- Required task
Can you copy out the data exactly? Leave the images out.
-- BEGIN Collected material --
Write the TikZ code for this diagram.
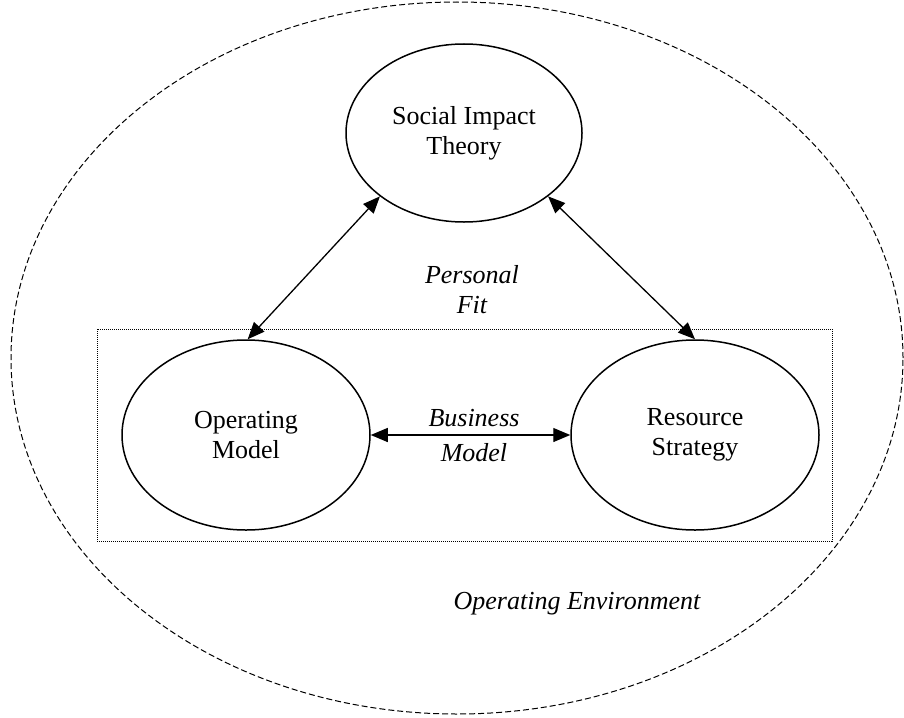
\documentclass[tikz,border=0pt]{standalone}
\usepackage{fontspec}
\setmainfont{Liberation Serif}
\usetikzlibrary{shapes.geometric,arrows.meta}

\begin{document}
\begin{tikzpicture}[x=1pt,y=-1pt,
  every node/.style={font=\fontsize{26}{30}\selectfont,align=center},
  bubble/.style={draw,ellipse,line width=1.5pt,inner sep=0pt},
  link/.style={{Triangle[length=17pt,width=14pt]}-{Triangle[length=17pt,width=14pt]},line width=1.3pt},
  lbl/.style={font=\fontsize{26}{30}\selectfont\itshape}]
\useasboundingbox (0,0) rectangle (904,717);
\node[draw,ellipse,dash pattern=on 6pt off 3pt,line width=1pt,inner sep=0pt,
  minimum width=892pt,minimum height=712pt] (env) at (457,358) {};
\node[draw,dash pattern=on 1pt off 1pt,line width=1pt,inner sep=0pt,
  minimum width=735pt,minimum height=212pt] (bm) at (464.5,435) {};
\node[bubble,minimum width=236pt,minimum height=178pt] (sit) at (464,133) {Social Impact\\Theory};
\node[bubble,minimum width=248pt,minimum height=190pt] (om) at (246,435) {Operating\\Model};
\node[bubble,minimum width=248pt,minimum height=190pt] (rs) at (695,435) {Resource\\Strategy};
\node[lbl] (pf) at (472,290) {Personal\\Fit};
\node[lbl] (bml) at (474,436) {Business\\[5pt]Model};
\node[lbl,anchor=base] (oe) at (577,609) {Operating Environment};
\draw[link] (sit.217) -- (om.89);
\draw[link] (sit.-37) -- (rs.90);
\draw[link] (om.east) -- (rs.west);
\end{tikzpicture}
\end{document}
-- END Collected material --
- Complete answer
Write the TikZ code for this diagram.
\documentclass[tikz,border=0pt]{standalone}
\usepackage{fontspec}
\setmainfont{Liberation Serif}
\usetikzlibrary{shapes.geometric,arrows.meta}

\begin{document}
\begin{tikzpicture}[x=1pt,y=-1pt,
  every node/.style={font=\fontsize{26}{30}\selectfont,align=center},
  bubble/.style={draw,ellipse,line width=1.5pt,inner sep=0pt},
  link/.style={{Triangle[length=17pt,width=14pt]}-{Triangle[length=17pt,width=14pt]},line width=1.3pt},
  lbl/.style={font=\fontsize{26}{30}\selectfont\itshape}]
\useasboundingbox (0,0) rectangle (904,717);
\node[draw,ellipse,dash pattern=on 6pt off 3pt,line width=1pt,inner sep=0pt,
  minimum width=892pt,minimum height=712pt] (env) at (457,358) {};
\node[draw,dash pattern=on 1pt off 1pt,line width=1pt,inner sep=0pt,
  minimum width=735pt,minimum height=212pt] (bm) at (464.5,435) {};
\node[bubble,minimum width=236pt,minimum height=178pt] (sit) at (464,133) {Social Impact\\Theory};
\node[bubble,minimum width=248pt,minimum height=190pt] (om) at (246,435) {Operating\\Model};
\node[bubble,minimum width=248pt,minimum height=190pt] (rs) at (695,435) {Resource\\Strategy};
\node[lbl] (pf) at (472,290) {Personal\\Fit};
\node[lbl] (bml) at (474,436) {Business\\[5pt]Model};
\node[lbl,anchor=base] (oe) at (577,609) {Operating Environment};
\draw[link] (sit.217) -- (om.89);
\draw[link] (sit.-37) -- (rs.90);
\draw[link] (om.east) -- (rs.west);
\end{tikzpicture}
\end{document}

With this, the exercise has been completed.